Unfortunately, that figure might prove to be on the low end of the actual amount wasted in Iraq. According to a recent Associated Press (AP) article:
That amount is likely an underestimate, based on an analysis of more than 300 reports by auditors with the special inspector general for Iraq reconstruction. And it does not take into account security costs, which have run almost 17 percent for some projects.
There are success stories. Hundreds of police stations, border forts and government buildings have been built, Iraqi security forces have improved after years of training, and a deepwater port at the southern oil hub of Umm Qasr has been restored.
But even completed projects for the most part fell far short of original goals, according to an Associated Press review of hundreds of audits and investigations and visits to several sites.
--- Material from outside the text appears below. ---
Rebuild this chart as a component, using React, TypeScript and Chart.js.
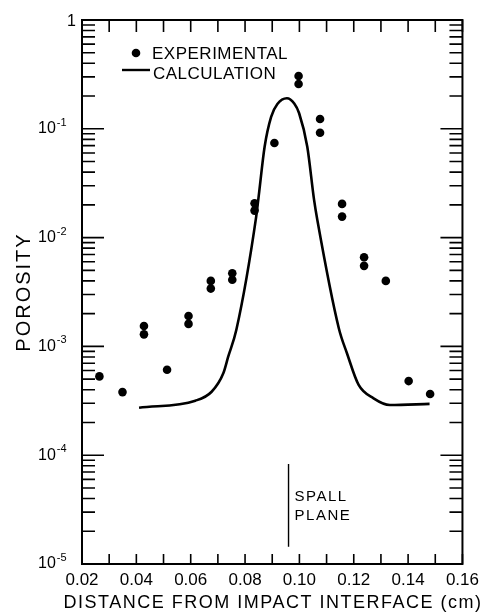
import React, { useEffect, useRef } from 'react';
import { Chart, registerables } from 'chart.js';

Chart.register(...registerables);

// Experimental porosity points (distance in cm, porosity)
const EXP_X = [
  0.0264, 0.0349, 0.0428, 0.0428, 0.0513, 0.0592, 0.0592, 0.0674, 0.0674,
  0.0753, 0.0753, 0.0835, 0.0835, 0.0908, 0.0997, 0.0997, 0.1076, 0.1076,
  0.1157, 0.1157, 0.1238, 0.1238, 0.1318, 0.1402, 0.1481,
];
const EXP_Y = [
  5.3e-4, 3.8e-4, 1.54e-3, 1.29e-3, 6.1e-4, 1.9e-3, 1.61e-3, 4.0e-3, 3.4e-3,
  4.7e-3, 4.1e-3, 2.07e-2, 1.77e-2, 7.4e-2, 0.306, 0.258, 0.123, 0.092,
  2.04e-2, 1.56e-2, 6.6e-3, 5.5e-3, 4.0e-3, 4.8e-4, 3.65e-4,
];

// Calculated porosity curve
const CALC_X = [
  0.041, 0.0617, 0.0677, 0.072, 0.0738, 0.0768, 0.0841, 0.085, 0.0872, 0.0896,
  0.0919, 0.0954, 0.0981, 0.0999, 0.1029, 0.1054, 0.1066, 0.1145, 0.1175,
  0.1218, 0.1273, 0.1333, 0.1479,
];
const CALC_Y = [
  2.73e-4, 3.17e-4, 3.83e-4, 5.66e-4, 8.04e-4, 1.42e-3, 1.56e-2, 2.38e-2,
  6.85e-2, 0.129, 0.169, 0.191, 0.171, 0.139, 0.0685, 0.0222, 0.0145, 1.47e-3,
  8.65e-4, 4.42e-4, 3.33e-4, 2.89e-4, 2.96e-4,
];

const X_MIN = 0.02;
const X_MAX = 0.16;
const X_LABEL_STEP = 0.02;
const X_MINOR_STEP = 0.01;
const Y_MIN = 1e-5;
const Y_MAX = 1;
const Y_EXPONENTS = [0, -1, -2, -3, -4, -5];

const SPALL_X = 0.096;
const SPALL_Y_TOP = 8.3e-5;
const SPALL_Y_BOTTOM = 1.44e-5;
const SPALL_LABELS = ['SPALL', 'PLANE'];
const LEGEND_LABELS = ['EXPERIMENTAL', 'CALCULATION'];
const X_TITLE = 'DISTANCE FROM IMPACT INTERFACE (cm)';
const Y_TITLE = 'POROSITY';

const FONT = '"Liberation Sans", Arial, sans-serif';

const decorPlugin = {
  id: 'decor',
  afterDraw(chart: any) {
    const { ctx, chartArea: a, scales } = chart;
    const xs = scales.x;
    const ys = scales.y;
    ctx.save();
    ctx.strokeStyle = '#000';
    ctx.fillStyle = '#000';

    // frame
    ctx.lineWidth = 2;
    ctx.strokeRect(a.left, a.top, a.right - a.left, a.bottom - a.top);

    // x ticks (inward, bottom and top)
    ctx.lineWidth = 1.6;
    const nX = Math.round((X_MAX - X_MIN) / X_MINOR_STEP);
    for (let i = 0; i <= nX; i++) {
      const px = xs.getPixelForValue(X_MIN + i * X_MINOR_STEP);
      ctx.beginPath();
      ctx.moveTo(px, a.bottom);
      ctx.lineTo(px, a.bottom - 10);
      ctx.moveTo(px, a.top);
      ctx.lineTo(px, a.top + 12);
      ctx.stroke();
    }

    // y ticks (inward, left and right)
    for (const e of Y_EXPONENTS) {
      const py = ys.getPixelForValue(Math.pow(10, e));
      ctx.beginPath();
      ctx.moveTo(a.left, py);
      ctx.lineTo(a.left + 22, py);
      ctx.moveTo(a.right, py);
      ctx.lineTo(a.right - 22, py);
      ctx.stroke();
      if (e < 0) {
        for (let m = 2; m <= 9; m++) {
          const pm = ys.getPixelForValue(m * Math.pow(10, e));
          ctx.beginPath();
          ctx.moveTo(a.left, pm);
          ctx.lineTo(a.left + 13, pm);
          ctx.moveTo(a.right, pm);
          ctx.lineTo(a.right - 13, pm);
          ctx.stroke();
        }
      }
    }

    // y tick labels
    ctx.textBaseline = 'middle';
    for (const e of Y_EXPONENTS) {
      const py = ys.getPixelForValue(Math.pow(10, e));
      if (e === 0) {
        ctx.font = `16px ${FONT}`;
        ctx.textAlign = 'right';
        ctx.fillText('1', a.left - 6, py + 2);
      } else {
        ctx.font = `16px ${FONT}`;
        ctx.textAlign = 'left';
        const lx = a.left - 44;
        ctx.fillText('10', lx, py);
        const w = ctx.measureText('10').width;
        ctx.font = `11px ${FONT}`;
        ctx.fillText('-' + String(-e), lx + w + 1, py - 6);
      }
    }

    // y title
    ctx.save();
    ctx.translate(24, (a.top + a.bottom) / 2);
    ctx.rotate(-Math.PI / 2);
    ctx.font = `20px ${FONT}`;
    (ctx as any).letterSpacing = '2px';
    ctx.textAlign = 'center';
    ctx.textBaseline = 'middle';
    ctx.fillText(Y_TITLE, 0, 0);
    ctx.restore();

    // x title
    ctx.save();
    ctx.font = `18px ${FONT}`;
    (ctx as any).letterSpacing = '1.5px';
    ctx.textAlign = 'center';
    ctx.textBaseline = 'middle';
    ctx.fillText(X_TITLE, 273, 603);
    ctx.restore();

    // legend
    ctx.save();
    ctx.font = `17px ${FONT}`;
    (ctx as any).letterSpacing = '0.5px';
    ctx.textAlign = 'left';
    ctx.textBaseline = 'middle';
    ctx.beginPath();
    ctx.arc(136, 53, 4.3, 0, Math.PI * 2);
    ctx.fill();
    ctx.fillText(LEGEND_LABELS[0], 152, 54);
    ctx.lineWidth = 2.4;
    ctx.beginPath();
    ctx.moveTo(122, 70);
    ctx.lineTo(150, 70);
    ctx.stroke();
    ctx.fillText(LEGEND_LABELS[1], 153, 74);
    ctx.restore();

    // spall plane marker
    const sx = xs.getPixelForValue(SPALL_X);
    ctx.lineWidth = 1.4;
    ctx.beginPath();
    ctx.moveTo(sx, ys.getPixelForValue(SPALL_Y_TOP));
    ctx.lineTo(sx, ys.getPixelForValue(SPALL_Y_BOTTOM));
    ctx.stroke();
    ctx.save();
    ctx.font = `15px ${FONT}`;
    (ctx as any).letterSpacing = '1.5px';
    ctx.textAlign = 'left';
    ctx.textBaseline = 'middle';
    ctx.fillText(SPALL_LABELS[0], sx + 6, 497);
    ctx.fillText(SPALL_LABELS[1], sx + 6, 516);
    ctx.restore();

    ctx.restore();
  },
};

export default function App() {
  const ref = useRef<HTMLCanvasElement | null>(null);

  useEffect(() => {
    if (!ref.current) return;
    const chart = new Chart(ref.current, {
      type: 'scatter',
      data: {
        datasets: [
          {
            label: LEGEND_LABELS[0],
            data: EXP_X.map((x, i) => ({ x, y: EXP_Y[i] })),
            backgroundColor: '#000',
            borderColor: '#000',
            borderWidth: 0,
            pointRadius: 4.3,
            showLine: false,
          },
          {
            label: LEGEND_LABELS[1],
            data: CALC_X.map((x, i) => ({ x, y: CALC_Y[i] })),
            borderColor: '#000',
            backgroundColor: '#000',
            borderWidth: 2.6,
            pointRadius: 0,
            showLine: true,
            cubicInterpolationMode: 'monotone',
            fill: false,
          } as any,
        ],
      },
      options: {
        animation: false,
        responsive: true,
        maintainAspectRatio: false,
        layout: { padding: { top: 20, right: 18, bottom: 0, left: 0 } },
        plugins: {
          legend: { display: false },
          tooltip: { enabled: false },
        },
        scales: {
          x: {
            type: 'linear',
            min: X_MIN,
            max: X_MAX,
            grid: { display: false, drawTicks: false },
            border: { display: false },
            ticks: {
              stepSize: X_LABEL_STEP,
              autoSkip: false,
              maxRotation: 0,
              padding: 6,
              color: '#000',
              font: { size: 17, family: FONT },
              callback: (v: any) => Number(v).toFixed(2),
            },
            afterFit: (s: any) => {
              s.height = 49;
            },
          },
          y: {
            type: 'logarithmic',
            min: Y_MIN,
            max: Y_MAX,
            grid: { display: false },
            border: { display: false },
            ticks: { display: false },
            afterFit: (s: any) => {
              s.width = 82;
            },
          },
        },
      },
      plugins: [decorPlugin],
    });
    return () => chart.destroy();
  }, []);

  return (
    <div style={{ position: 'fixed', left: 0, top: 0, width: 485, height: 613, background: '#fff' }}>
      <canvas ref={ref} />
    </div>
  );
}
And the verdict is still out on whether the program reached its goal of generating Iraqi good will toward the United States instead of the insurgents.
For certain, the volatile situation present in Iraq contributed immensely to the waste. The prison used as an example in the article was located in a region rife with sectarian violence. This fact delayed construction and increased costs. The U.S. also experienced problems getting the Iraqi government to take ownership of the new facilities. These factors led the U.S. to abandon the project in 2007.
While the draw-down of U.S. forces in Iraq likely means that the wasteful occurrences in the country are mostly beyond remedy, U.S. leadership must institute firm methods of oversight to make sure that the lessons learned in the reconstruction effort in Iraq are not repeated in the future.